At a recent American Kuhne Spring Open House, American Kuhne and Teknor Apex teamed up to display a PVC- free medical tubing line that ran at speeds up to 830 ft/min while processing Teknor Apex’s Medalist medical elastomer, the companies announced jointly at MD&M East.
The high speed extrusion line ran a 0.105 in. (2.67mm) OD x 0.020 in. (0.508mm) wall tube up to 830 ft/min (253 m/min.) line speed. At 600 ft/min (183 ft/min) line speed, tight tolerances of +/- 0.0004 in. on the OD and +/- 0.0001 in. on the wall thickness were held.
The extrusion system consisted of an American Kuhne ULTRA series 2.0 in. (50 mm) extruder with AKcess Level II Touchscreen System; inline spiral flow die head; Conair multi-pass vacuum tank with servo driven wheel to minimize the rubber band effect and to minimize tension within the process; servo driven nip roller puller; automatic cut and transfer coiler and a Zumbach ID/OD/WALL tube measurement system with closed-loop control of the OD and wall thickness. The compound used in this run was MD-585, an 83 Shore A compound that is part of the Medalist MD-500 series for tubing applications.
“American Kuhne is a premiere supplier of extrusion systems and has great expertise in the technology for producing medical tubing,” noted Nick Sandland, senior medical marketing manager for the Thermoplastic Elastomer Division of Teknor Apex. “The company’s flawless high-speed demonstration run of our Medalist elastomer adds new confirmation that MD-500 series tubing compounds truly are fully practical alternatives to PVC.”
Recent innovations in radio frequency welding, adhesive bonding, and solvent bonding enable components produced from Medalist elastomers to be used as readily as PVC in the assembly of medical devices, Sandland noted. “Today it’s clear that Medalist MD-500 compounds provide the total package of requirements for successful tubing applications - processability, ease of fabrication, and outstanding end-use performance.”
The American Kuhne Spring Medical Seminar and Open House offered participants valuable technical knowledge and processing tips about medical extrusion. The sold-out two-day event attracted over 80 participants.
The key message delivered for Teknor Apex at the event was that the Medalist MD-500 Series compounds are the first fully practical alternative to PVC for many tubing applications, noted Sandland. “It’s not just that they provide mechanical properties equal to or better than those of the flexible PVC widely used for medical tubing; at least as important, they yield tubing that looks and handles like PVC. This means similar crystal clarity, clamp resilience, resistance to kinking and necking, and an overall PVC-like ‘feel’.

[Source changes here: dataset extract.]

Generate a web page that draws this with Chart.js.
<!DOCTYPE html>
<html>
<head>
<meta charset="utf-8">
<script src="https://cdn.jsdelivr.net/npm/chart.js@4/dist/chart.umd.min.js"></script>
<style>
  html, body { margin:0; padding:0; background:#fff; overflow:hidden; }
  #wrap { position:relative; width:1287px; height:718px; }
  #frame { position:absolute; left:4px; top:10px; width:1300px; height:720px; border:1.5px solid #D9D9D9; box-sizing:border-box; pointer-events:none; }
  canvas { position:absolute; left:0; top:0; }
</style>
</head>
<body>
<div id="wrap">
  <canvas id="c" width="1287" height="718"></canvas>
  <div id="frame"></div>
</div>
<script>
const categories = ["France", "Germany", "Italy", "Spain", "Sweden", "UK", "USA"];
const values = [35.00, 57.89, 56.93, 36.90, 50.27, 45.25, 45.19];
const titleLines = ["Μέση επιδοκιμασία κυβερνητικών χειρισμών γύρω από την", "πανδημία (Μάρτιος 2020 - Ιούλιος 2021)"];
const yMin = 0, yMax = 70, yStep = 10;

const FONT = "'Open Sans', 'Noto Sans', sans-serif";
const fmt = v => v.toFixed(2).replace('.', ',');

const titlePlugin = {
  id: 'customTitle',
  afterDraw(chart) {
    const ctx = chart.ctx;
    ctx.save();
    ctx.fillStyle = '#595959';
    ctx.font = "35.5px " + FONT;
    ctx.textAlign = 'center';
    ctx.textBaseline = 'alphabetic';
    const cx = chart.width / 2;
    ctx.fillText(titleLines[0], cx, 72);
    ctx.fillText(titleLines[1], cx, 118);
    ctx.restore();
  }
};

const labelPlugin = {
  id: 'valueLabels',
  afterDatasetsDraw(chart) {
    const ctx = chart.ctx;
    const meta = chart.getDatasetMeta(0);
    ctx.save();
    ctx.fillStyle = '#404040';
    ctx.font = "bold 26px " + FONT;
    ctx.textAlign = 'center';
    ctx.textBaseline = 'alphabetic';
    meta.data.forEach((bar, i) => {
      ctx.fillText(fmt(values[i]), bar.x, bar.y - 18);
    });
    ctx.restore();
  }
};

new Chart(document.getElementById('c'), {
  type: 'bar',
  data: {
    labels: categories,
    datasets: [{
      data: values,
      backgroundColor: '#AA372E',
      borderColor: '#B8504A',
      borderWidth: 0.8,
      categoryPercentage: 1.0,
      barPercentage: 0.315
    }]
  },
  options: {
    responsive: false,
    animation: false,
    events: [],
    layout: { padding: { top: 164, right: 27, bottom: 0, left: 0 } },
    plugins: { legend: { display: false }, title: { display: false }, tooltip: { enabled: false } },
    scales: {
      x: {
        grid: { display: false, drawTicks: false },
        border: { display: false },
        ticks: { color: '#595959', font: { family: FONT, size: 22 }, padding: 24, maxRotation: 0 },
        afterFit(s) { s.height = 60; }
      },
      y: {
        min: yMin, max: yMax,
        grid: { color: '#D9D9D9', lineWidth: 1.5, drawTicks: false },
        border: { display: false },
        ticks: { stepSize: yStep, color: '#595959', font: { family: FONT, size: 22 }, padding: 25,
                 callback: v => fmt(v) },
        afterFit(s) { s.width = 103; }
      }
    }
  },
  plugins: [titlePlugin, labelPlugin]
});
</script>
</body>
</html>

Sandland also cited some important advantages over PVC: “Medalist elastomers are substantially more flexible. They are less dense, meaning that one can process more feet of tubing per pound of compound. And they exhibit minimal color shift upon heat aging after exposure to gamma irradiation, the most severe type of sterilization.”
A typical compound in the series, Medalist MD-575, actually exhibits 70% less heat-aged color shift than a gamma-stabilized PVC compound of comparable hardness.
“The Medalist material was easy to handle while stringing up the line and also while coiling at the end of the line,” said Steve Maxson, VP Extrusion Systems of American Kuhne. “The material is extremely forgiving, with very stable processing conditions at high extruder output levels, which means that tight tolerance levels can be achieved at very high production line speeds.”